YOUR GOAL
Repeat every line of the material, character for character.
··· DATA SHOWN ···
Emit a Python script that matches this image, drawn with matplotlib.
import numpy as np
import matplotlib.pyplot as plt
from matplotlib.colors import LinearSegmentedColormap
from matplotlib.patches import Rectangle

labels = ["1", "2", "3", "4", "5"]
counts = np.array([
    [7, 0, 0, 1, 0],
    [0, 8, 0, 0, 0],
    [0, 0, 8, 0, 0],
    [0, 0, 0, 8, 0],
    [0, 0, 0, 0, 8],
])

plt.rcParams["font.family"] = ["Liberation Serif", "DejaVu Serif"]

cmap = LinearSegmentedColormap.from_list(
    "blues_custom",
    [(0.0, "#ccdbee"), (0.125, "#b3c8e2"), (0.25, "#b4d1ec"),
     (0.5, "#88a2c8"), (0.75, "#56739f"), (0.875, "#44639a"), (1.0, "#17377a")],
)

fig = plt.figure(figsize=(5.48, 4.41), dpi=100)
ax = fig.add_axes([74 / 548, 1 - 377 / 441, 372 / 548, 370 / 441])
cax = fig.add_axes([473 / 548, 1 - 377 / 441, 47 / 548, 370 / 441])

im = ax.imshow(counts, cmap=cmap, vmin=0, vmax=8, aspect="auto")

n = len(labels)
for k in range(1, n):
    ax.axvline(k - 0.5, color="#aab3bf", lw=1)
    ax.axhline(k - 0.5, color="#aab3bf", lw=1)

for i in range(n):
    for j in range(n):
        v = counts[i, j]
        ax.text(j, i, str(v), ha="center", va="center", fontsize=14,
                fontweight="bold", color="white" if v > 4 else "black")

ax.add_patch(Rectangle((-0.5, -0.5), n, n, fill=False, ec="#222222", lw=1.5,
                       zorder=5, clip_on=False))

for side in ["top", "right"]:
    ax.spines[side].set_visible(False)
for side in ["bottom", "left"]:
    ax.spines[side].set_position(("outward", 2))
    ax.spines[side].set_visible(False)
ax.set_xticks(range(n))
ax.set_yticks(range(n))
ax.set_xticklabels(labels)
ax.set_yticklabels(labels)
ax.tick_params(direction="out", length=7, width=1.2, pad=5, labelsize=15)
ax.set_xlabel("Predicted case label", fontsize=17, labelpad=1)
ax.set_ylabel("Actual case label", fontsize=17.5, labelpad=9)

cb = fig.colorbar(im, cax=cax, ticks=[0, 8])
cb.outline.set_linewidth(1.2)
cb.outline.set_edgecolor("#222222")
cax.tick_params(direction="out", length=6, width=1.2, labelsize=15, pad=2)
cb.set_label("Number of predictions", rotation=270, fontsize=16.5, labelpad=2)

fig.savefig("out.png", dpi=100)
···
SOLVED EXERCISE
Emit a Python script that matches this image, drawn with matplotlib.
import numpy as np
import matplotlib.pyplot as plt
from matplotlib.colors import LinearSegmentedColormap
from matplotlib.patches import Rectangle

labels = ["1", "2", "3", "4", "5"]
counts = np.array([
    [7, 0, 0, 1, 0],
    [0, 8, 0, 0, 0],
    [0, 0, 8, 0, 0],
    [0, 0, 0, 8, 0],
    [0, 0, 0, 0, 8],
])

plt.rcParams["font.family"] = ["Liberation Serif", "DejaVu Serif"]

cmap = LinearSegmentedColormap.from_list(
    "blues_custom",
    [(0.0, "#ccdbee"), (0.125, "#b3c8e2"), (0.25, "#b4d1ec"),
     (0.5, "#88a2c8"), (0.75, "#56739f"), (0.875, "#44639a"), (1.0, "#17377a")],
)

fig = plt.figure(figsize=(5.48, 4.41), dpi=100)
ax = fig.add_axes([74 / 548, 1 - 377 / 441, 372 / 548, 370 / 441])
cax = fig.add_axes([473 / 548, 1 - 377 / 441, 47 / 548, 370 / 441])

im = ax.imshow(counts, cmap=cmap, vmin=0, vmax=8, aspect="auto")

n = len(labels)
for k in range(1, n):
    ax.axvline(k - 0.5, color="#aab3bf", lw=1)
    ax.axhline(k - 0.5, color="#aab3bf", lw=1)

for i in range(n):
    for j in range(n):
        v = counts[i, j]
        ax.text(j, i, str(v), ha="center", va="center", fontsize=14,
                fontweight="bold", color="white" if v > 4 else "black")

ax.add_patch(Rectangle((-0.5, -0.5), n, n, fill=False, ec="#222222", lw=1.5,
                       zorder=5, clip_on=False))

for side in ["top", "right"]:
    ax.spines[side].set_visible(False)
for side in ["bottom", "left"]:
    ax.spines[side].set_position(("outward", 2))
    ax.spines[side].set_visible(False)
ax.set_xticks(range(n))
ax.set_yticks(range(n))
ax.set_xticklabels(labels)
ax.set_yticklabels(labels)
ax.tick_params(direction="out", length=7, width=1.2, pad=5, labelsize=15)
ax.set_xlabel("Predicted case label", fontsize=17, labelpad=1)
ax.set_ylabel("Actual case label", fontsize=17.5, labelpad=9)

cb = fig.colorbar(im, cax=cax, ticks=[0, 8])
cb.outline.set_linewidth(1.2)
cb.outline.set_edgecolor("#222222")
cax.tick_params(direction="out", length=6, width=1.2, labelsize=15, pad=2)
cb.set_label("Number of predictions", rotation=270, fontsize=16.5, labelpad=2)

fig.savefig("out.png", dpi=100)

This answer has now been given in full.